— BEGIN —

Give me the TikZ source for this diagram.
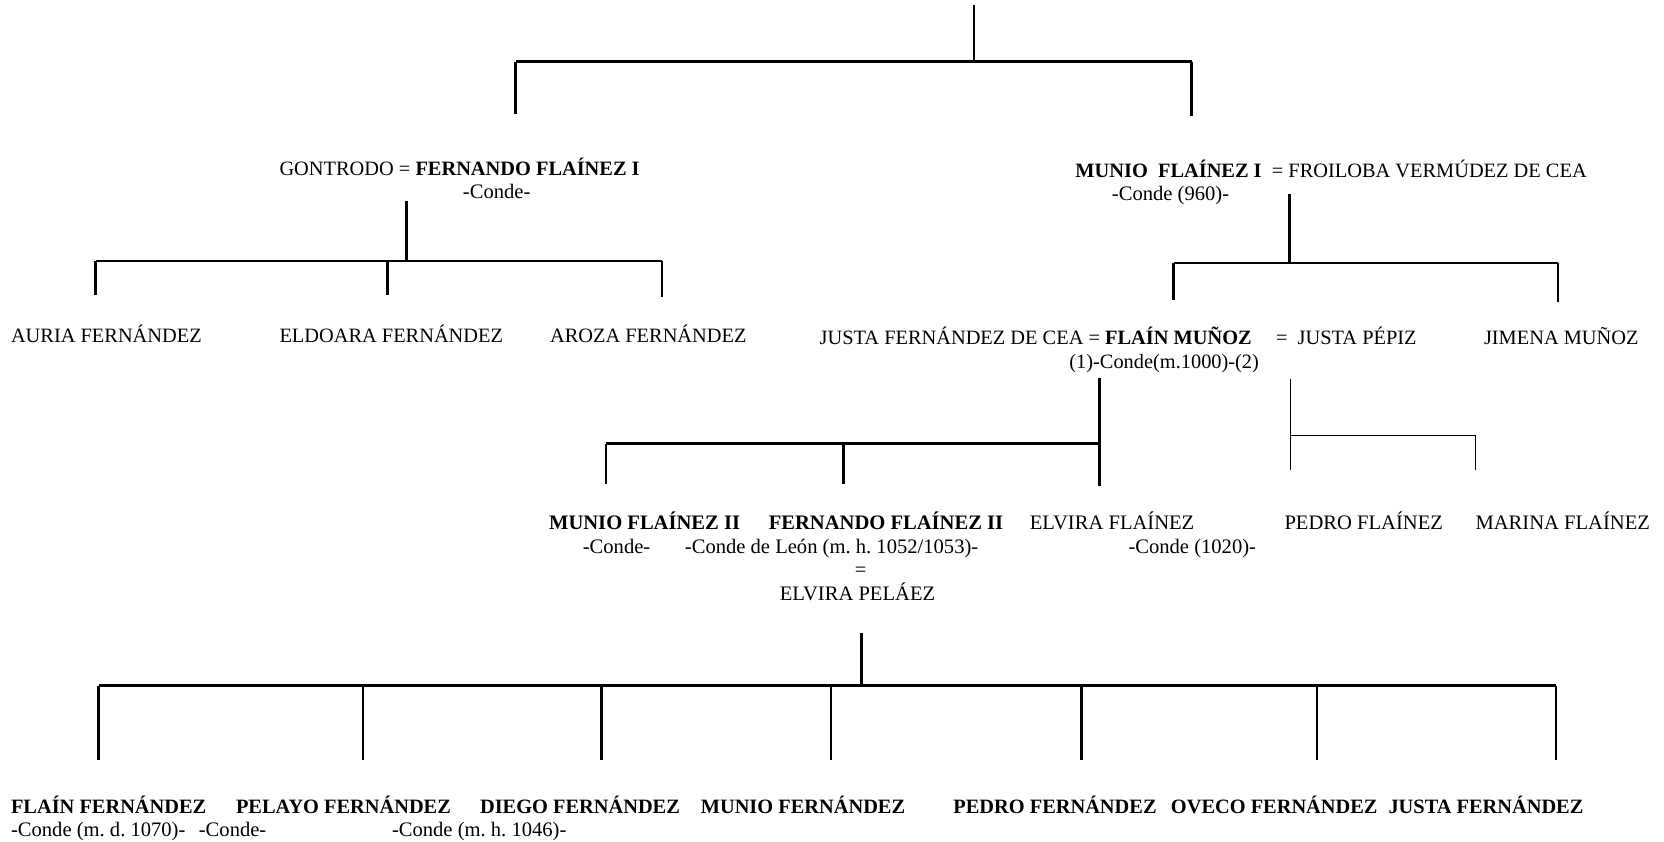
\documentclass[tikz,border=0pt]{standalone}
\usepackage{fontspec}
\setmainfont{Liberation Serif}
\usepackage{tikz}
\usetikzlibrary{positioning}
\frenchspacing

\begin{document}
\begin{tikzpicture}[
      x=0.5pt, y=-0.5pt,
      person/.style={font=\fontsize{9.6}{11}\selectfont, inner sep=0pt,
        anchor=base west},
      cperson/.style={person, anchor=base},
      note/.style={font=\fontsize{9.7}{11}\selectfont, inner sep=0pt,
        anchor=base west},
      cnote/.style={note, anchor=base},
      branch/.style={line width=1.2pt},
      twig/.style={line width=0.5pt}
    ]
    \useasboundingbox (0,0) rectangle (1568,793);

    % generation 1
    \node[person] (fernando1) at (263,165)
      {GONTRODO = \textbf{FERNANDO FLAÍNEZ I}};
    \node[cnote] (fernando1c) at (468,187) {-Conde-};
    \node[person] (munio1) at (1013,167)
      {\textbf{MUNIO\ \ FLAÍNEZ I}\ \ = FROILOBA VERMÚDEZ DE CEA};
    \node[cnote] (munio1c) at (1103,189) {-Conde (960)-};

    % generation 2
    \node[person] (auria) at (10,323) {AURIA FERNÁNDEZ};
    \node[person] (eldoara) at (263,323) {ELDOARA FERNÁNDEZ};
    \node[person] (aroza) at (518,323) {AROZA FERNÁNDEZ};
    \node[person] (flain) at (772,325)
      {JUSTA FERNÁNDEZ DE CEA = \textbf{FLAÍN MUÑOZ}};
    \node[person] (justap) at (1202,325) {=\ \ JUSTA PÉPIZ};
    \node[person] (jimena) at (1398,325) {JIMENA MUÑOZ};
    \node[cperson] (flainc) at (1097,347) {(1)-Conde(m.1000)-(2)};

    % generation 3
    \node[note] (munio2) at (517,499) {\textbf{MUNIO FLAÍNEZ II}};
    \node[note] (fernando2) at (724,499) {\textbf{FERNANDO FLAÍNEZ II}};
    \node[note] (elvira) at (970,499) {ELVIRA FLAÍNEZ};
    \node[note] (pedro) at (1210,499) {PEDRO FLAÍNEZ};
    \node[note] (marina) at (1390,499) {MARINA FLAÍNEZ};
    \node[cnote] (munio2c) at (581,522) {-Conde-};
    \node[note] (fernando2c) at (645,522) {-Conde de León (m. h. 1052/1053)-};
    \node[note] (elvirac) at (1063,522) {-Conde (1020)-};
    \node[cnote] (eq) at (811,543) {=};
    \node[cnote] (pelaez) at (808,566) {ELVIRA PELÁEZ};

    % generation 4
    \node[person] (flainf) at (10,767) {\textbf{FLAÍN FERNÁNDEZ}};
    \node[person] (pelayo) at (222,767) {\textbf{PELAYO FERNÁNDEZ}};
    \node[person] (diego) at (452,767) {\textbf{DIEGO FERNÁNDEZ}};
    \node[person] (muniof) at (660,767) {\textbf{MUNIO FERNÁNDEZ}};
    \node[person] (pedrof) at (898,767) {\textbf{PEDRO FERNÁNDEZ}};
    \node[person] (oveco) at (1103,767) {\textbf{OVECO FERNÁNDEZ}};
    \node[person] (justaf) at (1308,767) {\textbf{JUSTA FERNÁNDEZ}};
    \node[note] (flainfc) at (10,788) {-Conde (m. d. 1070)-};
    \node[note] (pelayoc) at (187,788) {-Conde-};
    \node[note] (diegoc) at (369,788) {-Conde (m. h. 1046)-};

    % tree lines
    \coordinate (root) at (918,5);
    \coordinate (rootbar) at (918,58);
    \coordinate (lfam) at (486,107);
    \coordinate (rfam) at (1123,109);
    \draw[branch] (root) -- (rootbar);
    \draw[branch] (lfam |- rootbar) -- (rfam |- rootbar);
    \draw[branch] (lfam |- rootbar) -- (lfam);
    \draw[branch] (rfam |- rootbar) -- (rfam);

    \coordinate (fstem) at (383,189);
    \coordinate (fbar) at (383,246);
    \coordinate (auriaup) at (90,278);
    \coordinate (eldoaraup) at (365,278);
    \coordinate (arozaup) at (624,280);
    \draw[branch] (fstem) -- (fbar);
    \draw[branch] (auriaup |- fbar) -- (arozaup |- fbar);
    \foreach \c in {auriaup,eldoaraup,arozaup}
      \draw[branch] (\c |- fbar) -- (\c);

    \coordinate (mstem) at (1215,183);
    \coordinate (mbar) at (1215,248);
    \coordinate (flainup) at (1106,283);
    \coordinate (jimenaup) at (1468,285);
    \draw[branch] (mstem) -- (mbar);
    \draw[branch] (flainup |- mbar) -- (jimenaup |- mbar);
    \foreach \c in {flainup,jimenaup}
      \draw[branch] (\c |- mbar) -- (\c);

    \coordinate (lstem) at (1036,356);
    \coordinate (lbar) at (1036,418);
    \coordinate (elviraup) at (1036,458);
    \coordinate (munio2up) at (571,456);
    \coordinate (fernando2up) at (795,456);
    \draw[branch] (lstem) -- (elviraup);
    \draw[branch] (munio2up |- lbar) -- (lbar);
    \foreach \c in {munio2up,fernando2up}
      \draw[branch] (\c |- lbar) -- (\c);

    \coordinate (pstem) at (1216,357);
    \coordinate (pbar) at (1216,410);
    \coordinate (pedroup) at (1216,443);
    \coordinate (marinaup) at (1390,443);
    \draw[twig] (pstem) -- (pedroup);
    \draw[twig] (pbar) -- (marinaup |- pbar) -- (marinaup);

    \coordinate (estem) at (812,596);
    \coordinate (ebar) at (812,646);
    \draw[branch] (estem) -- (ebar);
    \draw[branch] (93,646) -- (1466,646);
    \foreach \x/\n in {93/flainf,342/pelayo,567/diego,783/muniof,
        1019/pedrof,1241/oveco,1466/justaf}
      \draw[branch] (\x,646) coordinate (\n bar) -- (\x,716) coordinate (\n up);
\end{tikzpicture}
\end{document}
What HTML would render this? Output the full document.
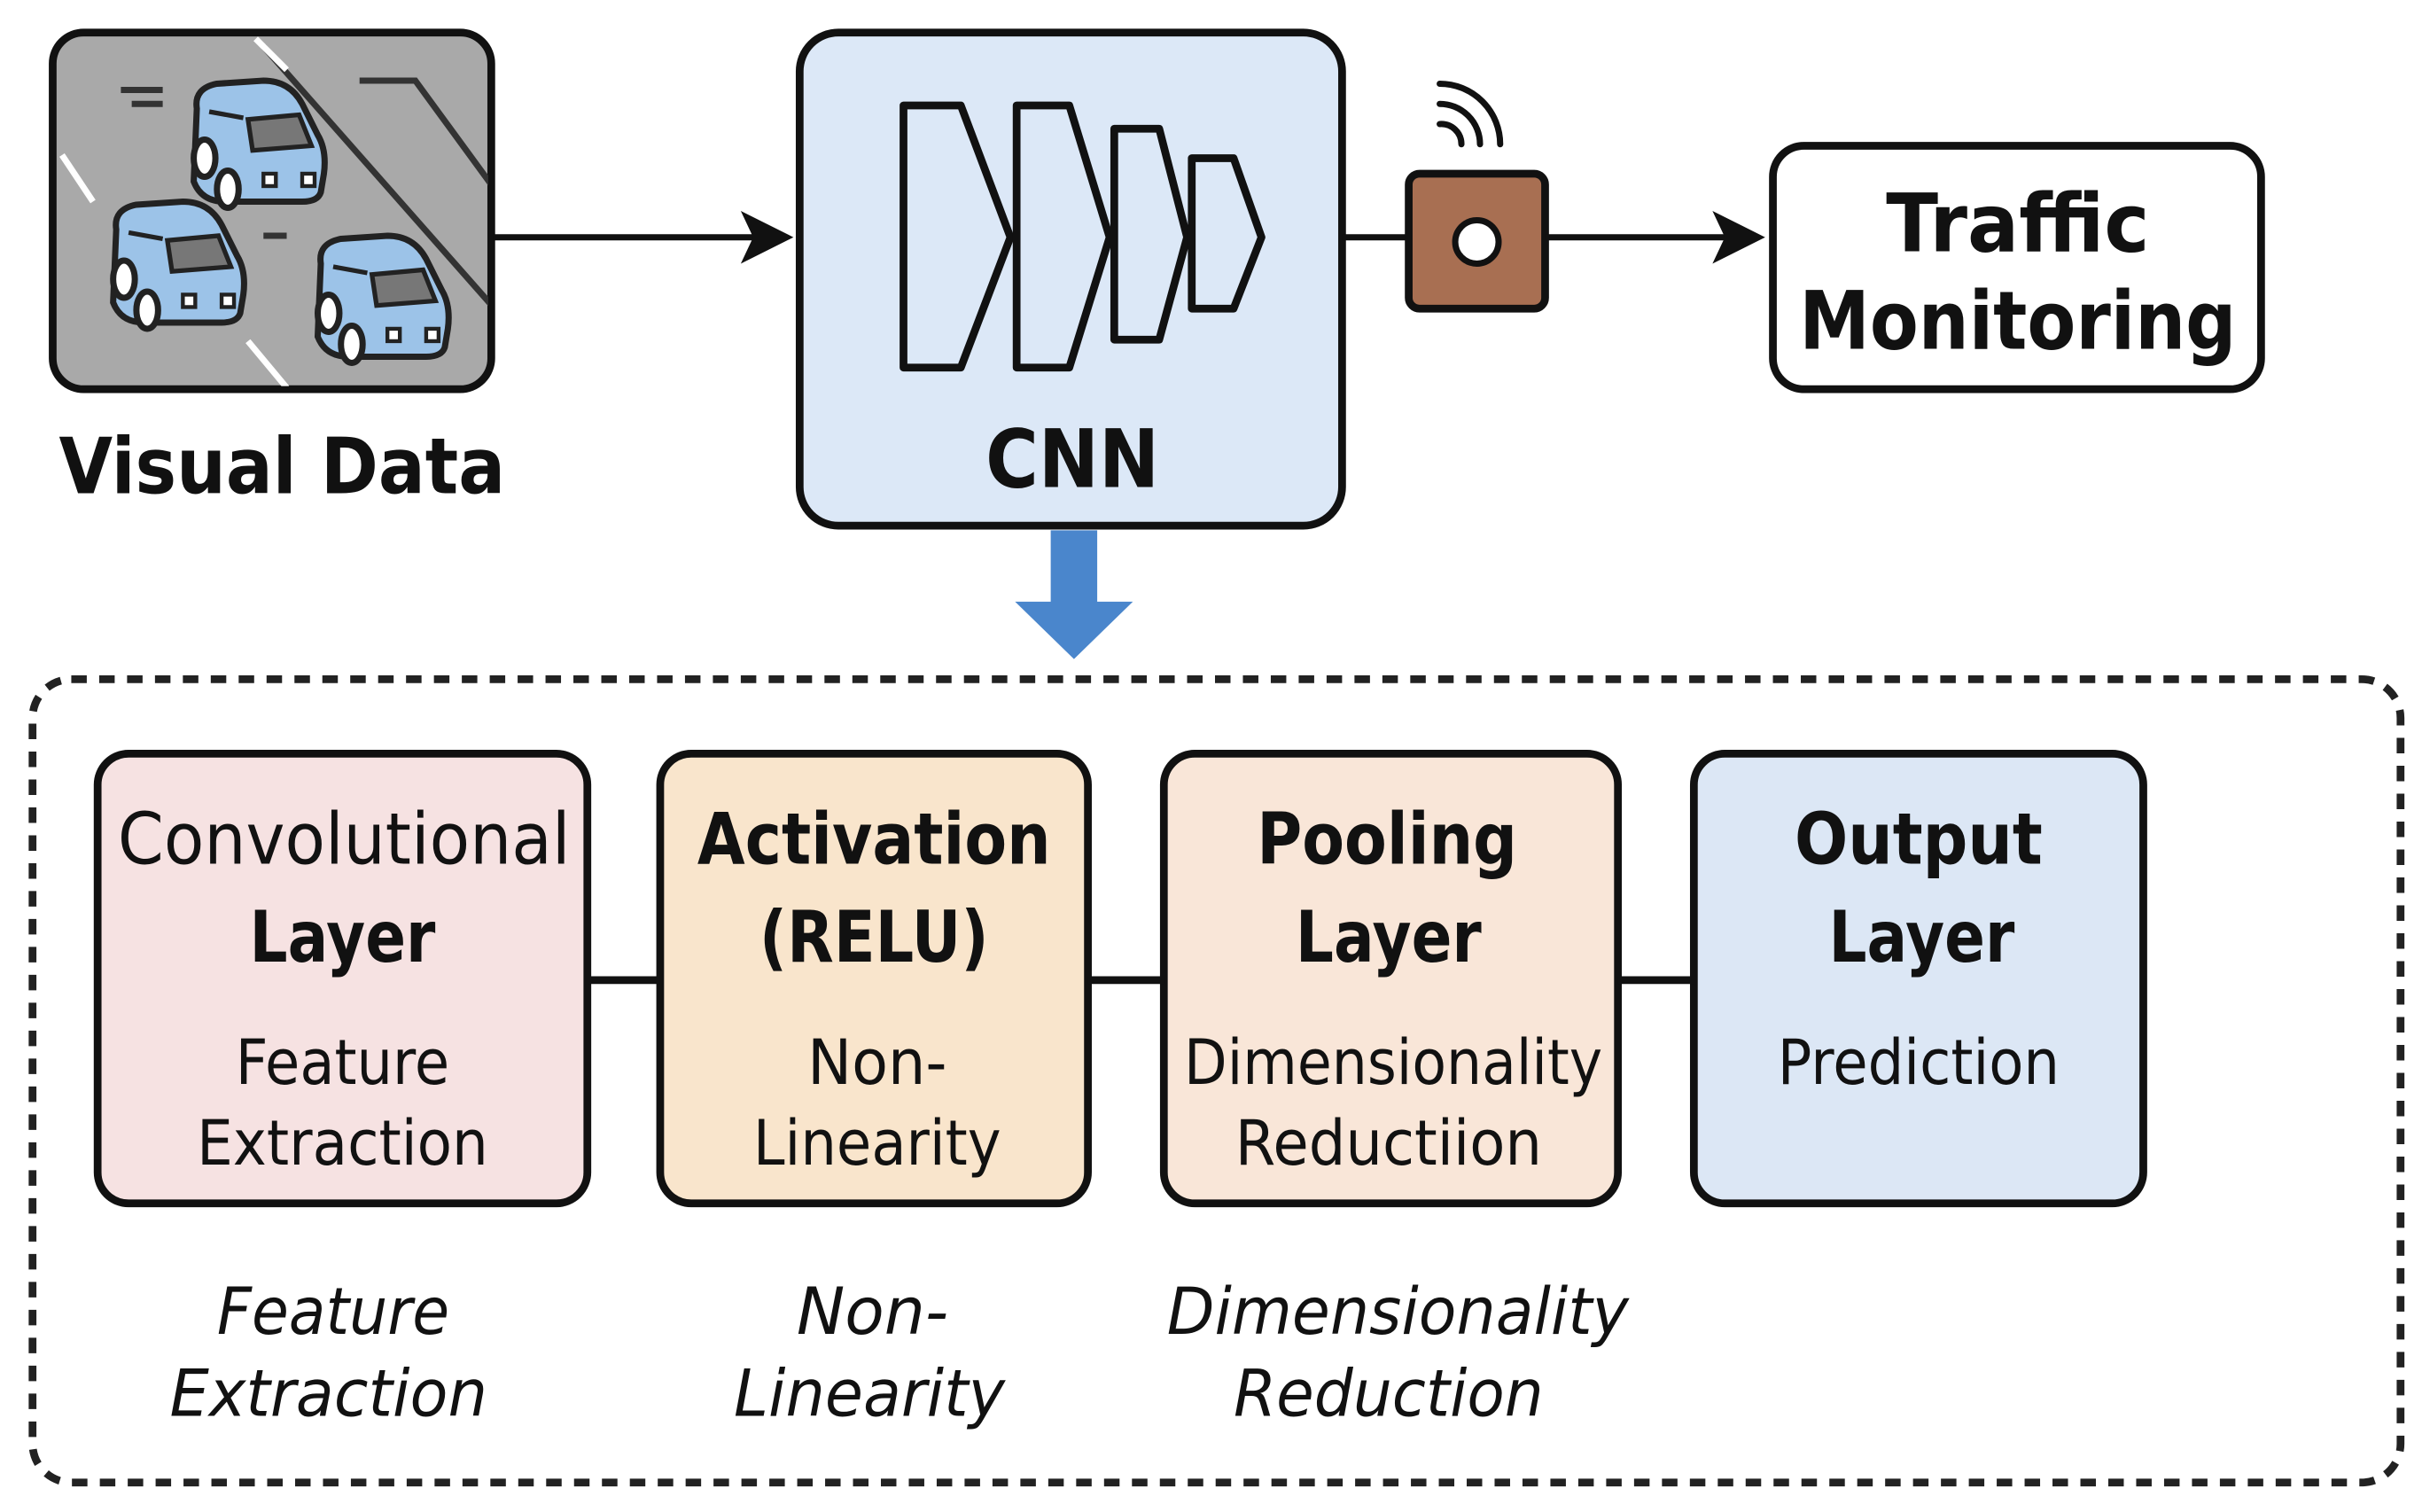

— END —

Without the pictures, repeat all the records word for word.

Give me the TikZ source for this diagram.
\documentclass[tikz,border=0pt]{standalone}
\usepackage{fontspec}
\setmainfont{Liberation Serif}
\usepackage{tikz}
\usetikzlibrary{positioning}
\frenchspacing

\begin{document}
\begin{tikzpicture}[
      x=0.5pt, y=-0.5pt,
      person/.style={font=\fontsize{9.6}{11}\selectfont, inner sep=0pt,
        anchor=base west},
      cperson/.style={person, anchor=base},
      note/.style={font=\fontsize{9.7}{11}\selectfont, inner sep=0pt,
        anchor=base west},
      cnote/.style={note, anchor=base},
      branch/.style={line width=1.2pt},
      twig/.style={line width=0.5pt}
    ]
    \useasboundingbox (0,0) rectangle (1568,793);

    % generation 1
    \node[person] (fernando1) at (263,165)
      {GONTRODO = \textbf{FERNANDO FLAÍNEZ I}};
    \node[cnote] (fernando1c) at (468,187) {-Conde-};
    \node[person] (munio1) at (1013,167)
      {\textbf{MUNIO\ \ FLAÍNEZ I}\ \ = FROILOBA VERMÚDEZ DE CEA};
    \node[cnote] (munio1c) at (1103,189) {-Conde (960)-};

    % generation 2
    \node[person] (auria) at (10,323) {AURIA FERNÁNDEZ};
    \node[person] (eldoara) at (263,323) {ELDOARA FERNÁNDEZ};
    \node[person] (aroza) at (518,323) {AROZA FERNÁNDEZ};
    \node[person] (flain) at (772,325)
      {JUSTA FERNÁNDEZ DE CEA = \textbf{FLAÍN MUÑOZ}};
    \node[person] (justap) at (1202,325) {=\ \ JUSTA PÉPIZ};
    \node[person] (jimena) at (1398,325) {JIMENA MUÑOZ};
    \node[cperson] (flainc) at (1097,347) {(1)-Conde(m.1000)-(2)};

    % generation 3
    \node[note] (munio2) at (517,499) {\textbf{MUNIO FLAÍNEZ II}};
    \node[note] (fernando2) at (724,499) {\textbf{FERNANDO FLAÍNEZ II}};
    \node[note] (elvira) at (970,499) {ELVIRA FLAÍNEZ};
    \node[note] (pedro) at (1210,499) {PEDRO FLAÍNEZ};
    \node[note] (marina) at (1390,499) {MARINA FLAÍNEZ};
    \node[cnote] (munio2c) at (581,522) {-Conde-};
    \node[note] (fernando2c) at (645,522) {-Conde de León (m. h. 1052/1053)-};
    \node[note] (elvirac) at (1063,522) {-Conde (1020)-};
    \node[cnote] (eq) at (811,543) {=};
    \node[cnote] (pelaez) at (808,566) {ELVIRA PELÁEZ};

    % generation 4
    \node[person] (flainf) at (10,767) {\textbf{FLAÍN FERNÁNDEZ}};
    \node[person] (pelayo) at (222,767) {\textbf{PELAYO FERNÁNDEZ}};
    \node[person] (diego) at (452,767) {\textbf{DIEGO FERNÁNDEZ}};
    \node[person] (muniof) at (660,767) {\textbf{MUNIO FERNÁNDEZ}};
    \node[person] (pedrof) at (898,767) {\textbf{PEDRO FERNÁNDEZ}};
    \node[person] (oveco) at (1103,767) {\textbf{OVECO FERNÁNDEZ}};
    \node[person] (justaf) at (1308,767) {\textbf{JUSTA FERNÁNDEZ}};
    \node[note] (flainfc) at (10,788) {-Conde (m. d. 1070)-};
    \node[note] (pelayoc) at (187,788) {-Conde-};
    \node[note] (diegoc) at (369,788) {-Conde (m. h. 1046)-};

    % tree lines
    \coordinate (root) at (918,5);
    \coordinate (rootbar) at (918,58);
    \coordinate (lfam) at (486,107);
    \coordinate (rfam) at (1123,109);
    \draw[branch] (root) -- (rootbar);
    \draw[branch] (lfam |- rootbar) -- (rfam |- rootbar);
    \draw[branch] (lfam |- rootbar) -- (lfam);
    \draw[branch] (rfam |- rootbar) -- (rfam);

    \coordinate (fstem) at (383,189);
    \coordinate (fbar) at (383,246);
    \coordinate (auriaup) at (90,278);
    \coordinate (eldoaraup) at (365,278);
    \coordinate (arozaup) at (624,280);
    \draw[branch] (fstem) -- (fbar);
    \draw[branch] (auriaup |- fbar) -- (arozaup |- fbar);
    \foreach \c in {auriaup,eldoaraup,arozaup}
      \draw[branch] (\c |- fbar) -- (\c);

    \coordinate (mstem) at (1215,183);
    \coordinate (mbar) at (1215,248);
    \coordinate (flainup) at (1106,283);
    \coordinate (jimenaup) at (1468,285);
    \draw[branch] (mstem) -- (mbar);
    \draw[branch] (flainup |- mbar) -- (jimenaup |- mbar);
    \foreach \c in {flainup,jimenaup}
      \draw[branch] (\c |- mbar) -- (\c);

    \coordinate (lstem) at (1036,356);
    \coordinate (lbar) at (1036,418);
    \coordinate (elviraup) at (1036,458);
    \coordinate (munio2up) at (571,456);
    \coordinate (fernando2up) at (795,456);
    \draw[branch] (lstem) -- (elviraup);
    \draw[branch] (munio2up |- lbar) -- (lbar);
    \foreach \c in {munio2up,fernando2up}
      \draw[branch] (\c |- lbar) -- (\c);

    \coordinate (pstem) at (1216,357);
    \coordinate (pbar) at (1216,410);
    \coordinate (pedroup) at (1216,443);
    \coordinate (marinaup) at (1390,443);
    \draw[twig] (pstem) -- (pedroup);
    \draw[twig] (pbar) -- (marinaup |- pbar) -- (marinaup);

    \coordinate (estem) at (812,596);
    \coordinate (ebar) at (812,646);
    \draw[branch] (estem) -- (ebar);
    \draw[branch] (93,646) -- (1466,646);
    \foreach \x/\n in {93/flainf,342/pelayo,567/diego,783/muniof,
        1019/pedrof,1241/oveco,1466/justaf}
      \draw[branch] (\x,646) coordinate (\n bar) -- (\x,716) coordinate (\n up);
\end{tikzpicture}
\end{document}
What HTML would render this? Output the full document.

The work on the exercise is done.